Kekasih Muda Sukarno Mengisahkan Pengalamannya

Presiden pertama Republik Indonesia Sukarno memang dikenal sebagai sosok pemimpin paling berpengaruh di dunia pada masanya. Tak hanya itu, ia juga dikenang sebagai “kekasih yang hebat” bagi banyak orang. Semasa hidupnya, Sukarno yang jugadipanggil Bung Karno menikah dengan setidaknya tujuh perempuan. Bahkan, beberapa sumber mengatakan bahwa ia memiliki setidaknya sepuluh istri.

Biografi yang baru-baru ini terbit dengan judul Percintaan Bung Karno dengan Anak SMA oleh jurnalis veteran Kadjat Adra’I mengangkat kisah asmara antara Sukarno dan istri ketujuhnya, Yurike Sanger. Istri ketujuhnya ini berusia 47 tahun lebih muda daripada Sukarno.

Isinya diambil dari wawancara Kadjat dengan Yurike untuk kisah majalah eksklusif pada 1978, delapan tahun setelah meninggalnya Sukarno. Di dalamnya memuat bagaimana keduanya bertemu, jatuh cinta, dan menikah. Yurike berusia lima belas tahun ketika pertama kali bertemu Sukarno pada 1963 dalam kegiatan resmi di Stadiun Gelora Bung Karno, Senayan. Saat itu ia bergabung dalam Barisan Bhinneka Tunggal Ika, kelompok pemuda-pemudi yang menerima Sukarno serta tamu-tamu kenegaraan mengenakan pakaian tradisional. Pada hari pertama Yurike sebagai bagian dari Barisan Bhinneka Tunggal Ika, Sukarno langsung memberikannya perhatian khusus. Ia berhenti persis di depan Yurike ketika melewati kelompok pemuda-pemudi tersebut. Sukarno menanyakan nama serta apakah Yurike adalah mahasiswi.

Setelah interaksi singkat tersebut, mereka beberapa kali bertemu sebelum Sukarno melamar Yurike. Mereka menikah pada 1964. Usia Sukarno saat itu sudah 63 tahun, lebih tua daripada ayah Yurike.

Buku ini diceritakan dari sudut pandang pertama oleh Yurike. Di dalamnya memuat pengalaman-pengalaman kedua pasangan, baik yang penuh humor maupun sentimental. Latar belakang mereka sangat berbeda, mengingat Yurike datang dari keluarga kelas menengah yang apolitis. Begitu juga dengan generasi mereka. Tak ayal Yurike menganggap mereka berdua sangat berbeda seperti “surga dan bumi.”
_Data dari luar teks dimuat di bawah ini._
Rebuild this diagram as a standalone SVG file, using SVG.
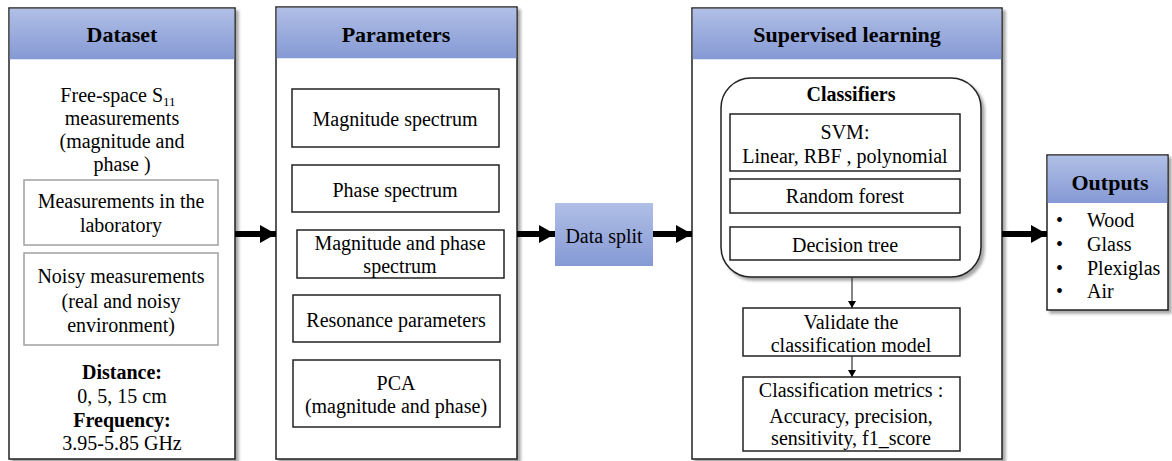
<svg xmlns="http://www.w3.org/2000/svg" width="1172" height="461" viewBox="0 0 1172 461">
<defs>
  <linearGradient id="hdr" x1="0" y1="0" x2="0" y2="1">
    <stop offset="0" stop-color="#b0bfe6"/>
    <stop offset="1" stop-color="#8599d4"/>
  </linearGradient>
  <filter id="sh" x="-5%" y="-5%" width="115%" height="115%">
    <feDropShadow dx="3" dy="3" stdDeviation="1.8" flood-color="#000" flood-opacity="0.35"/>
  </filter>
  <marker id="big" markerUnits="userSpaceOnUse" markerWidth="18" markerHeight="20" refX="16" refY="10" orient="auto">
    <path d="M0,1 L16,10 L0,19 Z" fill="#000"/>
  </marker>
  <marker id="small" markerUnits="userSpaceOnUse" markerWidth="8" markerHeight="8" refX="4" refY="7" orient="0">
    <path d="M0,0 L8,0 L4,7 Z" fill="#000"/>
  </marker>
</defs>
<style>
  text { font-family: "Liberation Serif", "Times New Roman", serif; fill: #000; }
  .t { font-size: 20px; text-anchor: middle; }
  .h { font-size: 22px; font-weight: bold; text-anchor: middle; }
  .b { font-size: 20px; font-weight: bold; text-anchor: middle; }
  .frame { fill: #fff; stroke: #222; stroke-width: 1.5; }
  .hd { fill: url(#hdr); }
  .gbox { fill: #fff; stroke: #a0a0a0; stroke-width: 1.5; }
  .kbox { fill: #fff; stroke: #222; stroke-width: 1.5; }
  .thick { stroke: #000; stroke-width: 6; fill: none; }
  .thin { stroke: #333; stroke-width: 1.2; fill: none; }
</style>

<g id="dataset">
  <rect class="frame" x="9" y="8" width="226" height="451" filter="url(#sh)"/>
  <rect class="hd" x="9.75" y="8.75" width="224.5" height="50.5"/>
  <text class="h" x="122" y="42">Dataset</text>
  <text class="t" x="118" y="102">Free-space S<tspan font-size="13" dy="4">11</tspan></text>
  <text class="t" x="122" y="125">measurements</text>
  <text class="t" x="122" y="148">(magnitude and</text>
  <text class="t" x="122" y="171">phase )</text>
  <rect class="gbox" x="24" y="180" width="194" height="65"/>
  <text class="t" x="121" y="208">Measurements in the</text>
  <text class="t" x="121" y="232">laboratory</text>
  <rect class="gbox" x="24" y="253" width="194" height="92"/>
  <text class="t" x="121" y="283">Noisy measurements</text>
  <text class="t" x="121" y="308">(real and noisy</text>
  <text class="t" x="121" y="332">environment)</text>
  <text class="b" x="122" y="379">Distance:</text>
  <text class="t" x="122" y="403">0, 5, 15 cm</text>
  <text class="b" x="122" y="427">Frequency:</text>
  <text class="t" x="122" y="450">3.95-5.85 GHz</text>
</g>

<g id="parameters">
  <rect class="frame" x="276" y="7" width="241" height="452" filter="url(#sh)"/>
  <rect class="hd" x="276.75" y="7.75" width="239.5" height="50.5"/>
  <text class="h" x="396" y="42">Parameters</text>
  <rect class="kbox" x="292" y="89" width="207" height="58"/>
  <text class="t" x="395" y="126">Magnitude spectrum</text>
  <rect class="kbox" x="292" y="165" width="207" height="47"/>
  <text class="t" x="395" y="197">Phase spectrum</text>
  <rect class="kbox" x="297" y="230" width="207" height="48"/>
  <text class="t" x="400" y="250">Magnitude and phase</text>
  <text class="t" x="400" y="273">spectrum</text>
  <rect class="kbox" x="293" y="295" width="207" height="47"/>
  <text class="t" x="396" y="327">Resonance parameters</text>
  <rect class="kbox" x="293" y="360" width="207" height="67"/>
  <text class="t" x="396" y="390">PCA</text>
  <text class="t" x="396" y="413">(magnitude and phase)</text>
</g>

<g id="datasplit">
  <rect x="555" y="203" width="98" height="63" fill="url(#hdr)"/>
  <text class="t" x="604" y="243">Data split</text>
</g>

<g id="supervised">
  <rect class="frame" x="692" y="8" width="310" height="451" filter="url(#sh)"/>
  <rect class="hd" x="692.75" y="8.75" width="308.5" height="50.5"/>
  <text class="h" x="847" y="42">Supervised  learning</text>
</g>

<g id="classifiers">
  <rect class="kbox" x="721" y="78" width="260" height="199" rx="30" ry="30" filter="url(#sh)"/>
  <text class="b" x="851" y="101">Classifiers</text>
</g>
<g id="svm">
  <rect class="kbox" x="730" y="114" width="230" height="57"/>
  <text class="t" x="845" y="139">SVM:</text>
  <text class="t" x="845" y="163">Linear, RBF , polynomial</text>
</g>
<g id="randomforest">
  <rect class="kbox" x="730" y="179" width="230" height="34"/>
  <text class="t" x="845" y="203">Random forest</text>
</g>
<g id="decisiontree">
  <rect class="kbox" x="730" y="227" width="230" height="33"/>
  <text class="t" x="845" y="252">Decision tree</text>
</g>
<g id="validate">
  <rect class="kbox" x="743" y="308" width="217" height="48"/>
  <text class="t" x="851" y="329">Validate the</text>
  <text class="t" x="851" y="352">classification model</text>
</g>
<g id="metrics">
  <rect class="kbox" x="743" y="377" width="217" height="74"/>
  <text class="t" x="851" y="397">Classification metrics :</text>
  <text class="t" x="851" y="423">Accuracy, precision,</text>
  <text class="t" x="851" y="445">sensitivity, f1_score</text>
</g>

<g id="outputs">
  <rect class="frame" x="1047" y="155" width="121" height="155" filter="url(#sh)"/>
  <rect class="hd" x="1047.75" y="155.75" width="119.5" height="47.25"/>
  <text class="h" x="1110" y="190">Outputs</text>
  <text font-size="20" x="1056" y="227">•</text>
  <text font-size="20" x="1087" y="227">Wood</text>
  <text font-size="20" x="1056" y="251">•</text>
  <text font-size="20" x="1087" y="251">Glass</text>
  <text font-size="20" x="1056" y="275">•</text>
  <text font-size="20" x="1087" y="275">Plexiglas</text>
  <text font-size="20" x="1056" y="298">•</text>
  <text font-size="20" x="1087" y="298">Air</text>
</g>

<g id="connectors">
  <path class="thick" d="M235,234 H276" marker-end="url(#big)"/>
  <path class="thick" d="M517,234 H555" marker-end="url(#big)"/>
  <path class="thick" d="M653,234 H692" marker-end="url(#big)"/>
  <path class="thick" d="M1002,234 H1047" marker-end="url(#big)"/>
  <path class="thin" d="M852,277 V308" marker-end="url(#small)"/>
  <path class="thin" d="M852,356 V377" marker-end="url(#small)"/>
</g>
</svg>
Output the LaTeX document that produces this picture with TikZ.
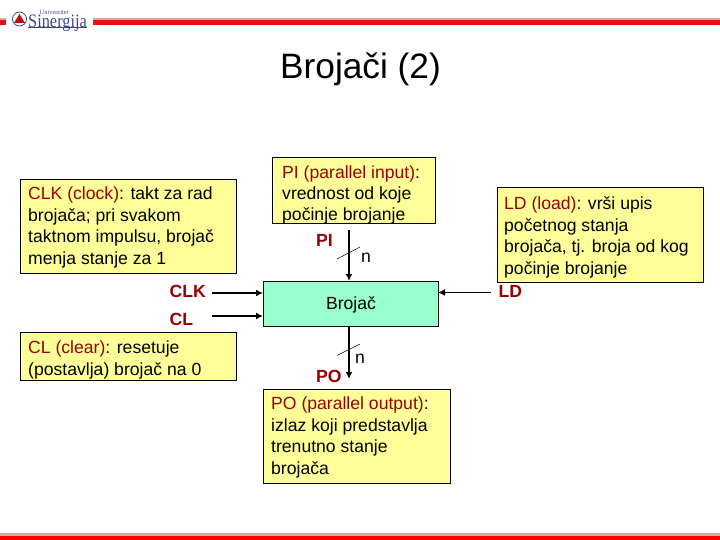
\documentclass[tikz,border=0pt]{standalone}
\usepackage{fontspec}
\usepackage{graphicx}
\setmainfont{Liberation Sans}
\usetikzlibrary{arrows.meta}
\newfontfamily\logoserif{Liberation Serif}
\definecolor{boxy}{HTML}{FFFF99}
\definecolor{boxg}{HTML}{99FFCC}
\definecolor{dred}{HTML}{990000}
\definecolor{logob}{HTML}{3A4A80}
\definecolor{barr}{HTML}{E81010}
\definecolor{barg}{HTML}{D8A8A0}
\tikzset{
 note/.style={draw=black,line width=0.7pt,fill=boxy,anchor=north west,inner sep=0pt},
 notetext/.style={anchor=north west,inner sep=0pt,align=left,font=\fontsize{17.6}{21.7}\selectfont},
 sig/.style={font=\fontsize{17.6}{20}\selectfont\bfseries,text=dred,inner sep=0pt},
 plain/.style={font=\fontsize{17.6}{20}\selectfont,inner sep=0pt},
 wire/.style={line width=1.5pt,-{Latex[length=7pt,width=7pt]}},
 slash/.style={line width=0.5pt}
}
\newcommand{\rd}[1]{\textcolor{dred}{#1}}
\begin{document}
\begin{tikzpicture}[x=1pt,y=-1pt]
\useasboundingbox (0,0) rectangle (720,540);
% header and footer bars
\fill[barg] (0,18) rectangle (6,20);
\fill[barr] (0,20) rectangle (6,25);
\fill[barg] (93,18) rectangle (720,20);
\fill[barr] (93,20) rectangle (720,25);
\fill[barg] (0,533) rectangle (720,535.5);
\fill[red] (0,535.5) rectangle (720,540);
% logo
\draw[logob,fill=white,line width=0.8pt] (19.5,19) circle (7);
\fill[barr!80!black] (19.5,14) -- (25,23) -- (14,23) -- cycle;
\node[anchor=north west,inner sep=0pt,text=logob,align=left,font=\logoserif] (logo) at (28,10.5)
 {\hspace*{11.5pt}\fontsize{6.4}{6}\selectfont Univerzitet\\[-1.5pt]\scalebox{.86}[1]{\fontsize{19}{11}\selectfont Sinergija}};
\fill[logob] (28,27) rectangle (87,27.6);
% title
\node[inner sep=0pt,font=\fontsize{35.3}{40}\selectfont] (title) at (360.5,69) {Brojači (2)};
% notes
\node[note,minimum width=216pt,minimum height=94pt] (nclk) at (20,179) {};
\node[notetext] (tclk) at (28,186.5)
 {\rd{CLK (clock)}: takt za rad\\brojača; pri svakom\\taktnom impulsu, brojač\\menja stanje za 1};
\node[note,minimum width=216pt,minimum height=48pt] (ncl) at (20,332) {};
\node[notetext] (tcl) at (28,340.5)
 {\rd{CL (clear)}: resetuje\\(postavlja) brojač na 0};
\node[note,minimum width=163pt,minimum height=66pt] (npi) at (272,157) {};
\node[notetext,font=\fontsize{17.6}{21}\selectfont] (tpi) at (282,166)
 {\rd{PI (parallel input)}:\\vrednost od koje\\počinje brojanje};
\node[note,minimum width=206pt,minimum height=95pt] (nld) at (497,187) {};
\node[notetext] (tld) at (504,196.5)
 {\rd{LD (load)}: vrši upis\\početnog stanja\\brojača, tj. broja od kog\\počinje brojanje};
\node[note,minimum width=187pt,minimum height=94pt] (npo) at (263,389) {};
\node[notetext] (tpo) at (271,396.5)
 {\rd{PO (parallel output)}:\\izlaz koji predstavlja\\trenutno stanje\\brojača};
% counter
\node[draw=black,line width=0.7pt,fill=boxg,anchor=north west,minimum width=175pt,minimum height=45pt,inner sep=0pt] (cnt) at (263,281) {};
\node[plain] (tcnt) at (351,305) {Brojač};
% signals
\node[sig,anchor=west] (clk) at (169.5,291) {CLK};
\node[sig,anchor=west] (cl) at (169.5,319) {CL};
\node[sig,anchor=west] (ld) at (498.5,291) {LD};
\node[sig,anchor=west] (pi) at (316,240) {PI};
\node[sig,anchor=west] (po) at (316,376) {PO};
\node[plain] (n1) at (366,258) {n};
\node[plain] (n2) at (360,359) {n};
\coordinate (clkS) at (212,293);
\coordinate (clE) at (263,293);
\coordinate (clS) at (212,316);
\coordinate (clE2) at (263,316);
\coordinate (ldS) at (491,292.5);
\coordinate (ldE) at (438,292.5);
\coordinate (piS) at (349,230);
\coordinate (piE) at (349,281);
\coordinate (poS) at (349,326);
\coordinate (poE) at (349,379);
\draw[wire] (clkS) -- (clE);
\draw[wire] (clS) -- (clE2);
\draw[wire] (ldS) -- (ldE);
\draw[wire] (piS) -- (piE);
\draw[wire] (poS) -- (poE);
\coordinate (s1a) at (337,259); \coordinate (s1b) at (360,247);
\coordinate (s2a) at (337,355.5); \coordinate (s2b) at (360,344);
\draw[slash] (s1a) -- (s1b);
\draw[slash] (s2a) -- (s2b);
\end{tikzpicture}
\end{document}
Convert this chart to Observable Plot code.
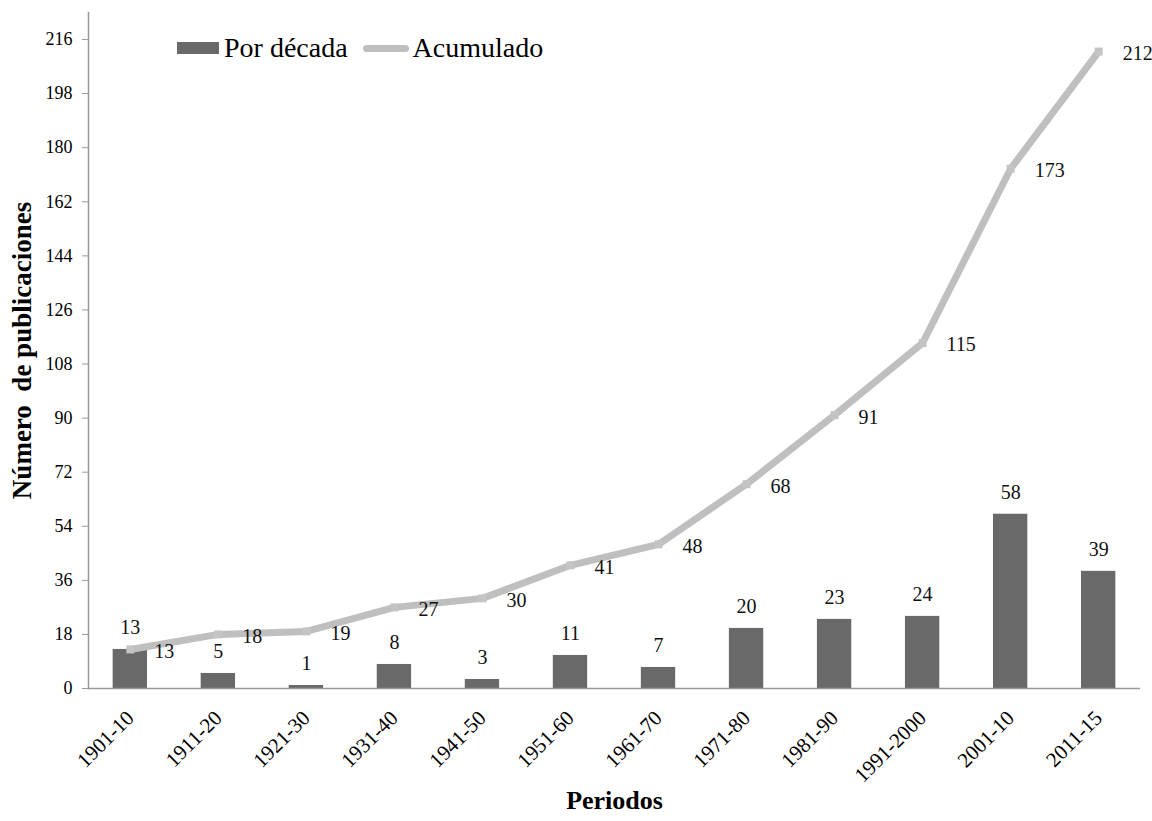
<!DOCTYPE html>
<html>
<head>
<meta charset="utf-8">
<script src="https://cdn.jsdelivr.net/npm/d3@7"></script>
<script src="https://cdn.jsdelivr.net/npm/@observablehq/plot@0.6"></script>
<style>
  html, body { margin: 0; padding: 0; background: #fff; font-family: 'Liberation Serif', serif; }
  #wrap { position: relative; width: 1152px; height: 821px; font-family: 'Liberation Serif', serif; }
  #chart svg, #chart svg g, #chart svg text { font-family: 'Liberation Serif', serif !important; }
  #legend { position: absolute; left: 177px; top: 32px; display: flex; align-items: center; font-size: 28px; color: #000; font-family: 'Liberation Serif', serif; }
  .sw-bar { width: 42px; height: 12px; background: #696969; margin-right: 5px; }
  .sw-line { width: 46px; height: 7px; background: #bfbfbf; border-radius: 4px; margin-left: 15px; margin-right: 4px; }
</style>
</head>
<body>
<div id="wrap">
  <div id="chart"></div>
  <div id="legend">
    <span class="sw-bar"></span><span>Por década</span>
    <span class="sw-line"></span><span>Acumulado</span>
  </div>
</div>
<script>
const periods = ["1901-10","1911-20","1921-30","1931-40","1941-50","1951-60","1961-70","1971-80","1981-90","1991-2000","2001-10","2011-15"];
const porDecada = [13, 5, 1, 8, 3, 11, 7, 20, 23, 24, 58, 39];
const acumulado = [13, 18, 19, 27, 30, 41, 48, 68, 91, 115, 173, 212];
const yTicks = [0, 18, 36, 54, 72, 90, 108, 126, 144, 162, 180, 198, 216];

const rows = periods.map((p, i) => ({periodo: p, decada: porDecada[i], acum: acumulado[i]}));
const serif = "'Liberation Serif', serif";

const chart = Plot.plot({
  width: 1152,
  height: 821,
  marginLeft: 88,
  marginRight: 12,
  marginTop: 12,
  marginBottom: 133,
  style: {color: "#000", background: "#fff", fontFamily: serif},
  x: {type: "band", domain: periods, paddingInner: 0.61, paddingOuter: 0.28, round: false},
  y: {domain: [0, 225]},
  marks: [
    Plot.frame({anchor: "left", stroke: "#999", strokeWidth: 1.5}),
    Plot.axisY({ticks: yTicks, tickSize: 6, tickPadding: 10, stroke: "#999", fontSize: 18, fontFamily: serif, label: null}),
    Plot.axisX({tickSize: 0, tickRotate: -45, tickPadding: 26, fontSize: 21, fontFamily: serif, label: null}),
    Plot.barY(rows, {x: "periodo", y: "decada", fill: "#696969"}),
    Plot.ruleY([0], {stroke: "#999", strokeWidth: 1.5}),
    Plot.line(rows, {x: "periodo", y: "acum", stroke: "#bfbfbf", strokeWidth: 7, strokeLinejoin: "round"}),
    Plot.dot(rows, {x: "periodo", y: "acum", symbol: "square", r: 4.5, fill: "#c4c4c4"}),
    Plot.text(rows, {x: "periodo", y: "decada", text: d => String(d.decada), dy: -22, fontSize: 20, fontFamily: serif, fill: "#111"}),
    Plot.text(rows, {x: "periodo", y: "acum", text: d => String(d.acum), dx: 24, dy: 2, textAnchor: "start", fontSize: 20, fontFamily: serif, fill: "#111"}),
    Plot.text(["Periodos"], {frameAnchor: "bottom", dy: 120, fontSize: 26, fontWeight: "bold", fontFamily: serif, fill: "#000"}),
    Plot.text(["Número  de publicaciones"], {frameAnchor: "left", textAnchor: "middle", dx: -66, rotate: -90, fontSize: 27, fontWeight: "bold", fontFamily: serif, fill: "#000"})
  ]
});
document.getElementById("chart").appendChild(chart);
</script>
</body>
</html>
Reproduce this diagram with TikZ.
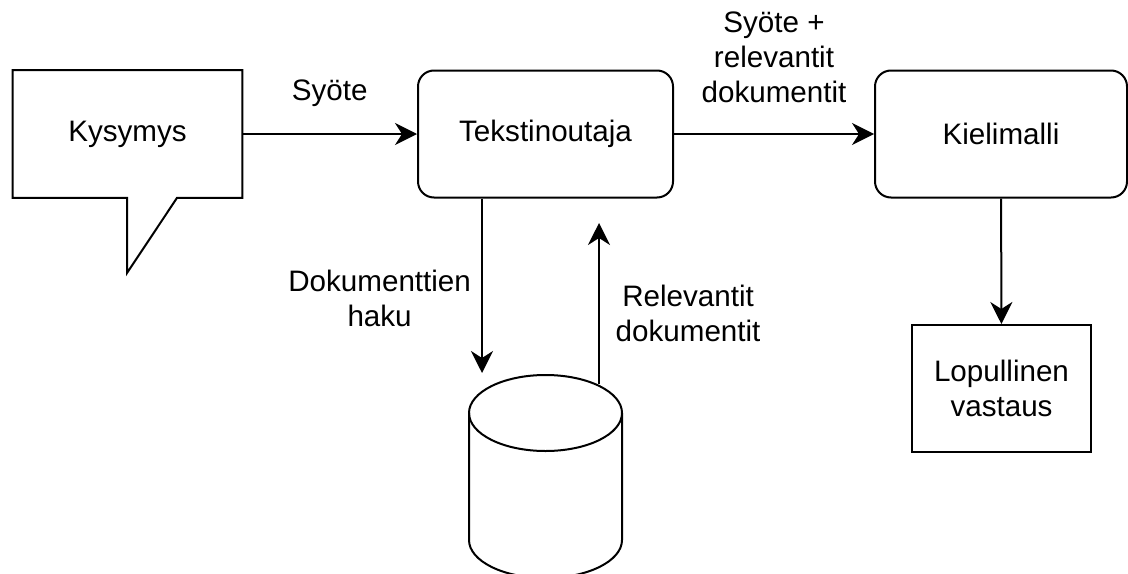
\documentclass[tikz,border=0pt]{standalone}
\usepackage{fontspec}
\setmainfont{Liberation Sans}
\usetikzlibrary{arrows.meta}

\begin{document}
\begin{tikzpicture}
        [
            x = 0.5pt, y = -0.5pt,
            boxed/.style      = {shape=rectangle, draw, line width=1pt, align=center, minimum height=63.5pt},
            rounded/.style    = {boxed, rounded corners=8pt},
            arrow/.style      = {draw, line width=1pt, -{Stealth[length=11pt, width=11pt, inset=3.5pt]}},
            every node/.style = {font=\fontsize{14.8}{17.5}\selectfont},
        ]
        \clip (0,0) rectangle (1128,573);

        % question bubble
        \node (kysymys) [minimum width=114.5pt, minimum height=63.5pt] at (127.5,134) {Kysymys};
        \coordinate (karki) at (127,273);
        \draw [line width=1pt] (kysymys.north west) -- (kysymys.north east) -- (kysymys.south east)
            -- ([xshift=25pt]kysymys.south -| karki) -- (karki) -- (kysymys.south -| karki)
            -- (kysymys.south west) -- cycle;

        \node (tekst) [rounded, minimum width=127.5pt] at (545.5,134) {Tekstinoutaja};
        \node (kielimalli) [rounded, minimum width=126pt] at (1001,134) {Kielimalli};
        \node (lopullinen) [boxed, minimum width=89.5pt] at (1001.5,388.5) {Lopullinen\\vastaus};

        % database
        \coordinate (db) at (545.5,413);
        \draw [line width=1pt] (db) ellipse [x radius=76.5, y radius=38];
        \draw [line width=1pt] ([xshift=-38.25pt]db) -- ++(0,127)
            arc [start angle=180, end angle=0, x radius=76.5, y radius=38] -- ([xshift=38.25pt]db);

        \coordinate (haku) at (482,373);
        \coordinate (tulos) at (599,384);
        \coordinate (tulosyla) at (599,223);

        \draw [arrow] (kysymys) -- (tekst) node [midway, above=10pt] {Syöte};
        \draw [arrow] (tekst) -- (kielimalli) node [midway, above=11.7pt, align=center] {Syöte +\\relevantit\\dokumentit};
        \draw [arrow] (tekst.south -| haku) -- (haku) node [pos=0.57, left=1.7pt, align=center] {Dokumenttien\\haku};
        \draw [arrow] (tulos) -- (tulosyla) node [pos=0.44, right=4.5pt, align=center] {Relevantit\\dokumentit};
        \draw [arrow] (kielimalli) -- (lopullinen);
    \end{tikzpicture}
\end{document}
Kisah ini tidak sepenuhnya romantis bak dongeng. Yurike harus mengikuti protocol resmi bahkan di dalam rumahnya sendiri. Dalam salah satu ceritanya, Yurike sedang ingin makan bakso keliling dekat rumah. Akan tetapi, ia dilarang untuk keluar rumah oleh Sukarno tanpa izin. Oleh karena itu, ia meminta salah seorang pengawal untuk membelikan satu porsi bakso. Penjaja bakso keliling tersebut dilarang masuk ke halaman maka sang pengawal memanjat tembok tinggi dan menurunkan helmnya dengan tali sehingga si penjaja dapat meletakkan bakso di dalam helm. Si penjaga lalu menarik helm tersebut dan membawakan bakso tersebutkepada Yurike.

Mereka juga tidak lepas dari rasa cemburu. Sukarno merasa jengah atas perhatian yang terkadang diterima istrinya dari laki-laki lebih muda. Sementara itu Yurike tak suka ketika suaminya berdansa dengan kekasih-kekasihnya yang lain.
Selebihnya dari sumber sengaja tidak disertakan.